RECORD LIST -
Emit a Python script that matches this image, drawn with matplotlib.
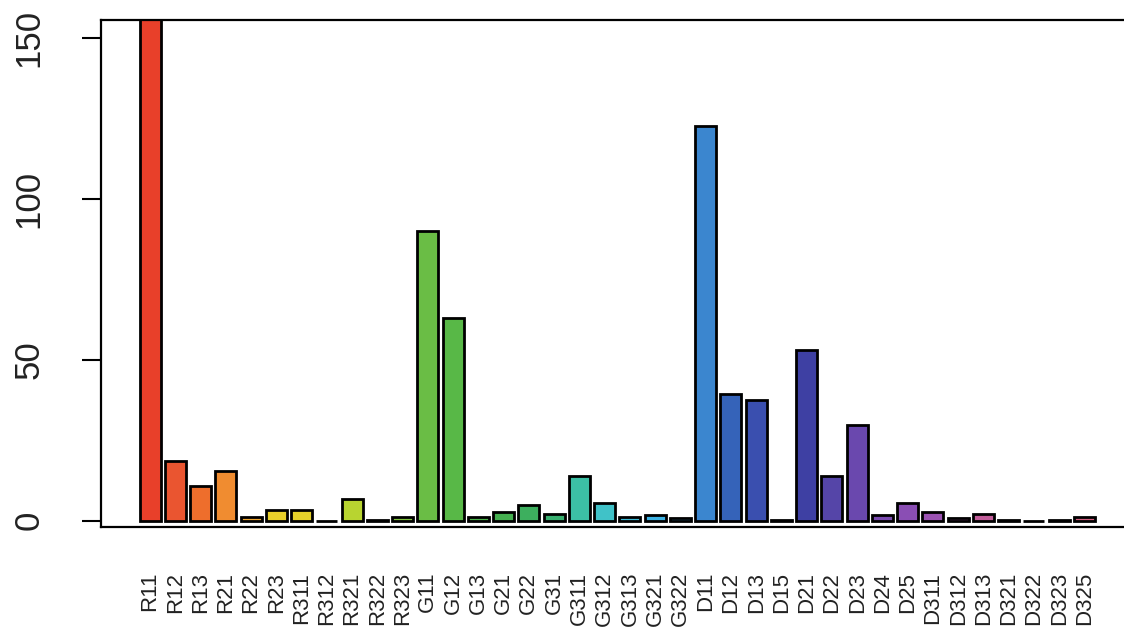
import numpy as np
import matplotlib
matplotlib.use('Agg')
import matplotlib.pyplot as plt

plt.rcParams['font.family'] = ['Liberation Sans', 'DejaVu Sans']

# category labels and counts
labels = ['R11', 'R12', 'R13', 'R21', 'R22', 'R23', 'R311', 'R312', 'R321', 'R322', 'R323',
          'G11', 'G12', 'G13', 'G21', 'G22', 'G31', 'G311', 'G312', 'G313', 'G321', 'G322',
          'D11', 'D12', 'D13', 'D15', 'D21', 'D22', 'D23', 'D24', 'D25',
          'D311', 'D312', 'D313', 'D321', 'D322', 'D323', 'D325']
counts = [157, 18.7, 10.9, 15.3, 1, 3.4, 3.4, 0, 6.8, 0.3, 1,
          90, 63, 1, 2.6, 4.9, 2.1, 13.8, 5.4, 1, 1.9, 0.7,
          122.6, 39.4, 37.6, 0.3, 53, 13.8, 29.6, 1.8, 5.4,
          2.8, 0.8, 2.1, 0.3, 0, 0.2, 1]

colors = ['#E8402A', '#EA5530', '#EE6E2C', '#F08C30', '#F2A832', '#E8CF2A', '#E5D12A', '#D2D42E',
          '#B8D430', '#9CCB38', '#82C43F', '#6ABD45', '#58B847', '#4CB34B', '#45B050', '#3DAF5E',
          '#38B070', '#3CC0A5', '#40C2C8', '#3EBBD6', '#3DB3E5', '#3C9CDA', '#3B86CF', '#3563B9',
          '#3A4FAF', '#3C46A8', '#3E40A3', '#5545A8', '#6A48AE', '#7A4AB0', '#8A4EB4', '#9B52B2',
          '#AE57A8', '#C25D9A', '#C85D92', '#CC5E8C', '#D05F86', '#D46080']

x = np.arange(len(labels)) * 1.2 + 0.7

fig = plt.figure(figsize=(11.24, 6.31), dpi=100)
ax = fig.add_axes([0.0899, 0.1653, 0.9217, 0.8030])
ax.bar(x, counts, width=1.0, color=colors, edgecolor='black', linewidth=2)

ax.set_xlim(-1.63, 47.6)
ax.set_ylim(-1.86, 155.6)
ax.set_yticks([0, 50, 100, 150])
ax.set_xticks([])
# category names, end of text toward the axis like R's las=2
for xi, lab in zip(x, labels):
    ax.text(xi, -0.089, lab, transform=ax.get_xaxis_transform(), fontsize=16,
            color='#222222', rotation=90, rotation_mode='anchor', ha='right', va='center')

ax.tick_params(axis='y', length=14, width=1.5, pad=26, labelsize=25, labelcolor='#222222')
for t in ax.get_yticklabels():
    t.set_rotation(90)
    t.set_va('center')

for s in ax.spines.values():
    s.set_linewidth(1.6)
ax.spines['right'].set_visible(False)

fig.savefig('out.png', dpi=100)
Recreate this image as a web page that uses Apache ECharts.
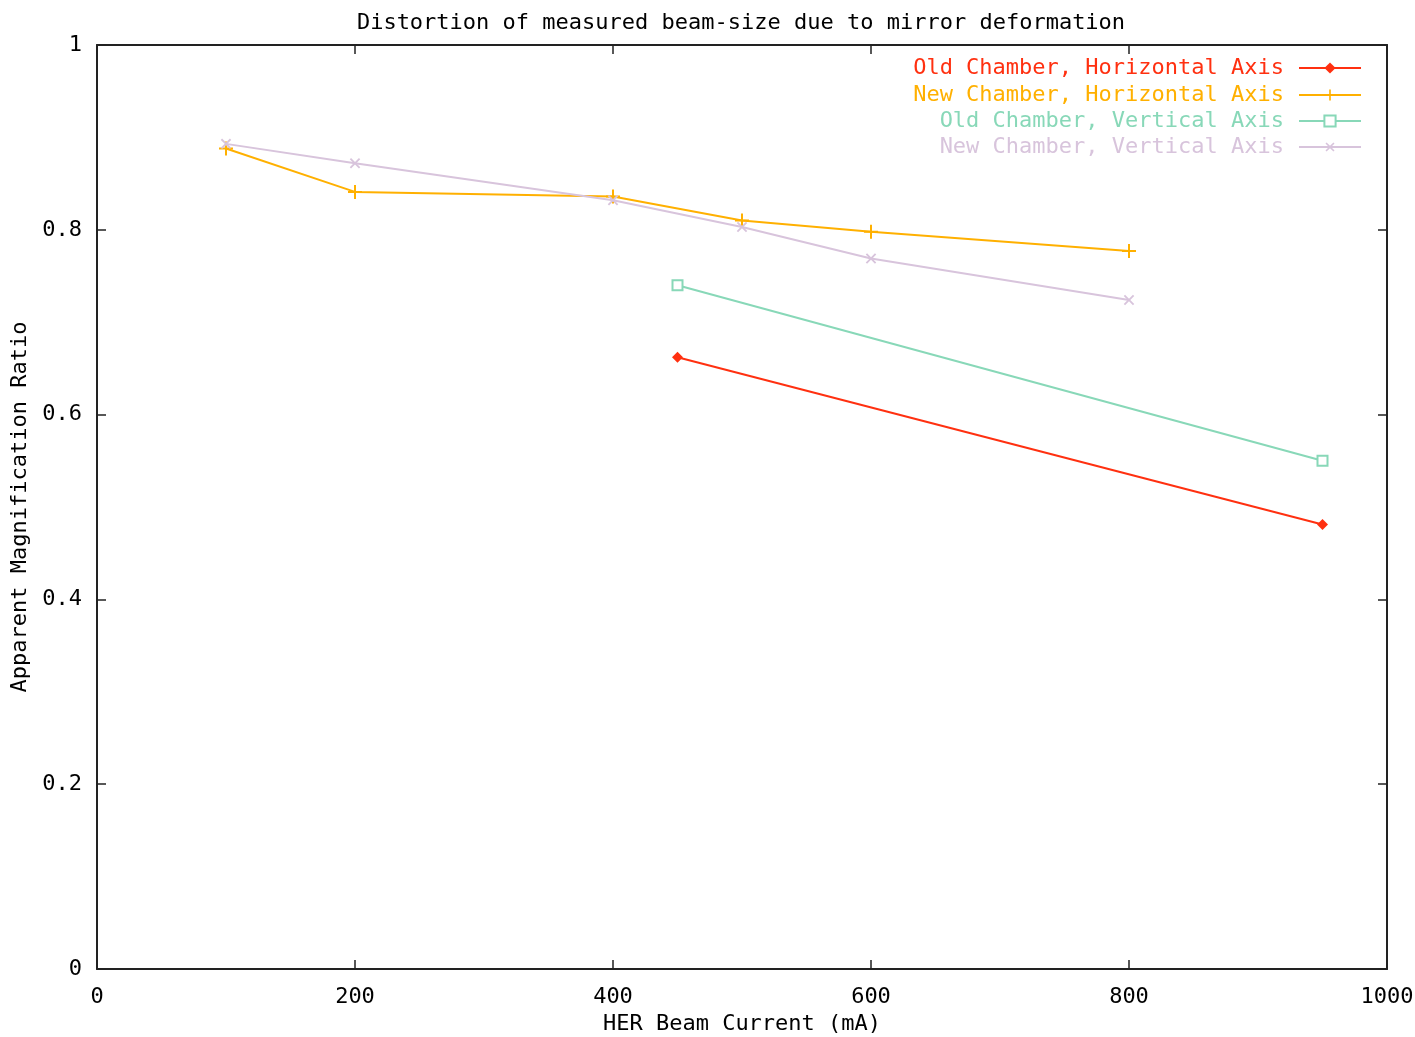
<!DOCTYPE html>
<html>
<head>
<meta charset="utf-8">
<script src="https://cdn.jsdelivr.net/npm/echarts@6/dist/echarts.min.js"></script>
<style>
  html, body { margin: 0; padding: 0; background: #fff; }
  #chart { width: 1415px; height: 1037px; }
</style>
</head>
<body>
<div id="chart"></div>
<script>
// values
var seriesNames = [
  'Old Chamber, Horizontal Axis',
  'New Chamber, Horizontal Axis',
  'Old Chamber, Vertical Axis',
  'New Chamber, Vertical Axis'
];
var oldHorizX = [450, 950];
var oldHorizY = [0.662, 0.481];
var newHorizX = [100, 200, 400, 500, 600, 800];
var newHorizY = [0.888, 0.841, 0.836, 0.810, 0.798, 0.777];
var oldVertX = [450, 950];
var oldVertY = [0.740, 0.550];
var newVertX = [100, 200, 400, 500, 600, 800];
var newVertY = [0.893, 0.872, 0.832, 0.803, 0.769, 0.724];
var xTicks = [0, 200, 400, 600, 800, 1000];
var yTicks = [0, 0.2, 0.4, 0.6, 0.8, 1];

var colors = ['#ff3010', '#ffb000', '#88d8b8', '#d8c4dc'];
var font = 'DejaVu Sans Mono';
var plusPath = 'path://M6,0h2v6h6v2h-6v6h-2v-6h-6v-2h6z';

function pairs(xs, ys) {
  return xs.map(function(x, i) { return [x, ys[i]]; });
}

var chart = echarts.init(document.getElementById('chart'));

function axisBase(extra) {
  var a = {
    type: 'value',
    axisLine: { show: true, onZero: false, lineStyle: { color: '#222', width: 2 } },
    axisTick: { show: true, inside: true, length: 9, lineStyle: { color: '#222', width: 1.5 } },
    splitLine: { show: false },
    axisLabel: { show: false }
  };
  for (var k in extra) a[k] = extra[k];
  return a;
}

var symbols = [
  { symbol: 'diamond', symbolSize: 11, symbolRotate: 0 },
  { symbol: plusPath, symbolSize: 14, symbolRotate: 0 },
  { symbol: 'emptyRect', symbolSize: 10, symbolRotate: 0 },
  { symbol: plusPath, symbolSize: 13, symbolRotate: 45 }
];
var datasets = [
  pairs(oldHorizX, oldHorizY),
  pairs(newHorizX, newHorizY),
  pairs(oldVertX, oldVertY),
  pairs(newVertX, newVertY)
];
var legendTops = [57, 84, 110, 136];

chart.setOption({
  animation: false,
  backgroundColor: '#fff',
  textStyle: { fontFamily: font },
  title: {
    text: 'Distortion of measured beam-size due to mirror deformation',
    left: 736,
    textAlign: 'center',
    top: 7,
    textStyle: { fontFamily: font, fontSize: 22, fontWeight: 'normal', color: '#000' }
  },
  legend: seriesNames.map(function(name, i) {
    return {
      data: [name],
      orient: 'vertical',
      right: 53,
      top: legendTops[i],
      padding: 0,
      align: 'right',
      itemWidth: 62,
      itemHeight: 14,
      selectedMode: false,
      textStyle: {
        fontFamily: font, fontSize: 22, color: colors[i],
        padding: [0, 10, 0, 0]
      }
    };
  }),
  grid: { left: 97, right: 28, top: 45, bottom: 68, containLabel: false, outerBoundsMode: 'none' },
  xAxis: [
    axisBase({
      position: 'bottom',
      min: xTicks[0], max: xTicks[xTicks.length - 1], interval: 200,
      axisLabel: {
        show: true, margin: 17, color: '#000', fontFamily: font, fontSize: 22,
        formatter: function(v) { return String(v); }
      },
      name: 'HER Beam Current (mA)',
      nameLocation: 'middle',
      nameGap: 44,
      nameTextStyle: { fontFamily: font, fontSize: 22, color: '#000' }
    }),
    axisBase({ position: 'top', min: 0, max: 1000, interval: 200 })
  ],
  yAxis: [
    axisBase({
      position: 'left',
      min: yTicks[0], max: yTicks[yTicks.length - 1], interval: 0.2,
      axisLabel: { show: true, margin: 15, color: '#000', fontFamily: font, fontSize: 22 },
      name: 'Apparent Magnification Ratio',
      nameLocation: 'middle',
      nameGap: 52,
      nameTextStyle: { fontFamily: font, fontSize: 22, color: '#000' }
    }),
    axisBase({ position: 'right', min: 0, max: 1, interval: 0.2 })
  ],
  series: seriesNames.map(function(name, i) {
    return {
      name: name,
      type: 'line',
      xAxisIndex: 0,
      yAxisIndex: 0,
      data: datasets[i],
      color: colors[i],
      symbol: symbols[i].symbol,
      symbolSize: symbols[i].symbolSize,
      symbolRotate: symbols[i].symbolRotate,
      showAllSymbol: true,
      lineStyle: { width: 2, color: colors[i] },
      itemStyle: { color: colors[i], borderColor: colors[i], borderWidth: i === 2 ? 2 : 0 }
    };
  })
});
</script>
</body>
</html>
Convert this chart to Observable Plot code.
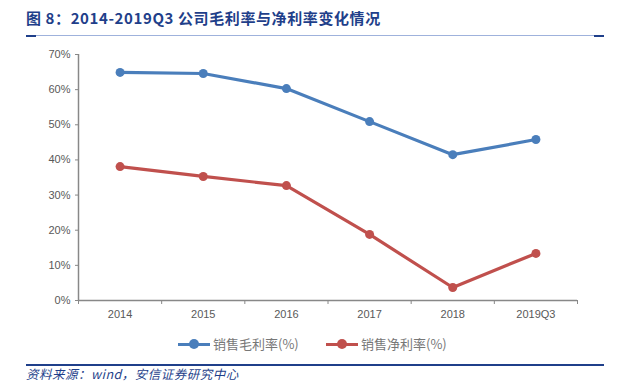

REQUIRED TASK -
Copy all the lines of data exactly as they appear, dropping any images.

OUTPUT FOR THIS EXERCISE -
Emit a Python script that matches this image, drawn with matplotlib.
import numpy as np
import matplotlib
matplotlib.use('Agg')
import matplotlib.pyplot as plt

plt.rcParams['font.family'] = ['Liberation Sans', 'DejaVu Sans']

# category labels and counts
labels = ['R11', 'R12', 'R13', 'R21', 'R22', 'R23', 'R311', 'R312', 'R321', 'R322', 'R323',
          'G11', 'G12', 'G13', 'G21', 'G22', 'G31', 'G311', 'G312', 'G313', 'G321', 'G322',
          'D11', 'D12', 'D13', 'D15', 'D21', 'D22', 'D23', 'D24', 'D25',
          'D311', 'D312', 'D313', 'D321', 'D322', 'D323', 'D325']
counts = [157, 18.7, 10.9, 15.3, 1, 3.4, 3.4, 0, 6.8, 0.3, 1,
          90, 63, 1, 2.6, 4.9, 2.1, 13.8, 5.4, 1, 1.9, 0.7,
          122.6, 39.4, 37.6, 0.3, 53, 13.8, 29.6, 1.8, 5.4,
          2.8, 0.8, 2.1, 0.3, 0, 0.2, 1]

colors = ['#E8402A', '#EA5530', '#EE6E2C', '#F08C30', '#F2A832', '#E8CF2A', '#E5D12A', '#D2D42E',
          '#B8D430', '#9CCB38', '#82C43F', '#6ABD45', '#58B847', '#4CB34B', '#45B050', '#3DAF5E',
          '#38B070', '#3CC0A5', '#40C2C8', '#3EBBD6', '#3DB3E5', '#3C9CDA', '#3B86CF', '#3563B9',
          '#3A4FAF', '#3C46A8', '#3E40A3', '#5545A8', '#6A48AE', '#7A4AB0', '#8A4EB4', '#9B52B2',
          '#AE57A8', '#C25D9A', '#C85D92', '#CC5E8C', '#D05F86', '#D46080']

x = np.arange(len(labels)) * 1.2 + 0.7

fig = plt.figure(figsize=(11.24, 6.31), dpi=100)
ax = fig.add_axes([0.0899, 0.1653, 0.9217, 0.8030])
ax.bar(x, counts, width=1.0, color=colors, edgecolor='black', linewidth=2)

ax.set_xlim(-1.63, 47.6)
ax.set_ylim(-1.86, 155.6)
ax.set_yticks([0, 50, 100, 150])
ax.set_xticks([])
# category names, end of text toward the axis like R's las=2
for xi, lab in zip(x, labels):
    ax.text(xi, -0.089, lab, transform=ax.get_xaxis_transform(), fontsize=16,
            color='#222222', rotation=90, rotation_mode='anchor', ha='right', va='center')

ax.tick_params(axis='y', length=14, width=1.5, pad=26, labelsize=25, labelcolor='#222222')
for t in ax.get_yticklabels():
    t.set_rotation(90)
    t.set_va('center')

for s in ax.spines.values():
    s.set_linewidth(1.6)
ax.spines['right'].set_visible(False)

fig.savefig('out.png', dpi=100)
Recreate this image as a web page that uses Apache ECharts.
<!DOCTYPE html>
<html>
<head>
<meta charset="utf-8">
<script src="https://cdn.jsdelivr.net/npm/echarts@6/dist/echarts.min.js"></script>
<style>
  html, body { margin: 0; padding: 0; background: #fff; }
  #chart { width: 1415px; height: 1037px; }
</style>
</head>
<body>
<div id="chart"></div>
<script>
// values
var seriesNames = [
  'Old Chamber, Horizontal Axis',
  'New Chamber, Horizontal Axis',
  'Old Chamber, Vertical Axis',
  'New Chamber, Vertical Axis'
];
var oldHorizX = [450, 950];
var oldHorizY = [0.662, 0.481];
var newHorizX = [100, 200, 400, 500, 600, 800];
var newHorizY = [0.888, 0.841, 0.836, 0.810, 0.798, 0.777];
var oldVertX = [450, 950];
var oldVertY = [0.740, 0.550];
var newVertX = [100, 200, 400, 500, 600, 800];
var newVertY = [0.893, 0.872, 0.832, 0.803, 0.769, 0.724];
var xTicks = [0, 200, 400, 600, 800, 1000];
var yTicks = [0, 0.2, 0.4, 0.6, 0.8, 1];

var colors = ['#ff3010', '#ffb000', '#88d8b8', '#d8c4dc'];
var font = 'DejaVu Sans Mono';
var plusPath = 'path://M6,0h2v6h6v2h-6v6h-2v-6h-6v-2h6z';

function pairs(xs, ys) {
  return xs.map(function(x, i) { return [x, ys[i]]; });
}

var chart = echarts.init(document.getElementById('chart'));

function axisBase(extra) {
  var a = {
    type: 'value',
    axisLine: { show: true, onZero: false, lineStyle: { color: '#222', width: 2 } },
    axisTick: { show: true, inside: true, length: 9, lineStyle: { color: '#222', width: 1.5 } },
    splitLine: { show: false },
    axisLabel: { show: false }
  };
  for (var k in extra) a[k] = extra[k];
  return a;
}

var symbols = [
  { symbol: 'diamond', symbolSize: 11, symbolRotate: 0 },
  { symbol: plusPath, symbolSize: 14, symbolRotate: 0 },
  { symbol: 'emptyRect', symbolSize: 10, symbolRotate: 0 },
  { symbol: plusPath, symbolSize: 13, symbolRotate: 45 }
];
var datasets = [
  pairs(oldHorizX, oldHorizY),
  pairs(newHorizX, newHorizY),
  pairs(oldVertX, oldVertY),
  pairs(newVertX, newVertY)
];
var legendTops = [57, 84, 110, 136];

chart.setOption({
  animation: false,
  backgroundColor: '#fff',
  textStyle: { fontFamily: font },
  title: {
    text: 'Distortion of measured beam-size due to mirror deformation',
    left: 736,
    textAlign: 'center',
    top: 7,
    textStyle: { fontFamily: font, fontSize: 22, fontWeight: 'normal', color: '#000' }
  },
  legend: seriesNames.map(function(name, i) {
    return {
      data: [name],
      orient: 'vertical',
      right: 53,
      top: legendTops[i],
      padding: 0,
      align: 'right',
      itemWidth: 62,
      itemHeight: 14,
      selectedMode: false,
      textStyle: {
        fontFamily: font, fontSize: 22, color: colors[i],
        padding: [0, 10, 0, 0]
      }
    };
  }),
  grid: { left: 97, right: 28, top: 45, bottom: 68, containLabel: false, outerBoundsMode: 'none' },
  xAxis: [
    axisBase({
      position: 'bottom',
      min: xTicks[0], max: xTicks[xTicks.length - 1], interval: 200,
      axisLabel: {
        show: true, margin: 17, color: '#000', fontFamily: font, fontSize: 22,
        formatter: function(v) { return String(v); }
      },
      name: 'HER Beam Current (mA)',
      nameLocation: 'middle',
      nameGap: 44,
      nameTextStyle: { fontFamily: font, fontSize: 22, color: '#000' }
    }),
    axisBase({ position: 'top', min: 0, max: 1000, interval: 200 })
  ],
  yAxis: [
    axisBase({
      position: 'left',
      min: yTicks[0], max: yTicks[yTicks.length - 1], interval: 0.2,
      axisLabel: { show: true, margin: 15, color: '#000', fontFamily: font, fontSize: 22 },
      name: 'Apparent Magnification Ratio',
      nameLocation: 'middle',
      nameGap: 52,
      nameTextStyle: { fontFamily: font, fontSize: 22, color: '#000' }
    }),
    axisBase({ position: 'right', min: 0, max: 1, interval: 0.2 })
  ],
  series: seriesNames.map(function(name, i) {
    return {
      name: name,
      type: 'line',
      xAxisIndex: 0,
      yAxisIndex: 0,
      data: datasets[i],
      color: colors[i],
      symbol: symbols[i].symbol,
      symbolSize: symbols[i].symbolSize,
      symbolRotate: symbols[i].symbolRotate,
      showAllSymbol: true,
      lineStyle: { width: 2, color: colors[i] },
      itemStyle: { color: colors[i], borderColor: colors[i], borderWidth: i === 2 ? 2 : 0 }
    };
  })
});
</script>
</body>
</html>
Convert this chart to Observable Plot code.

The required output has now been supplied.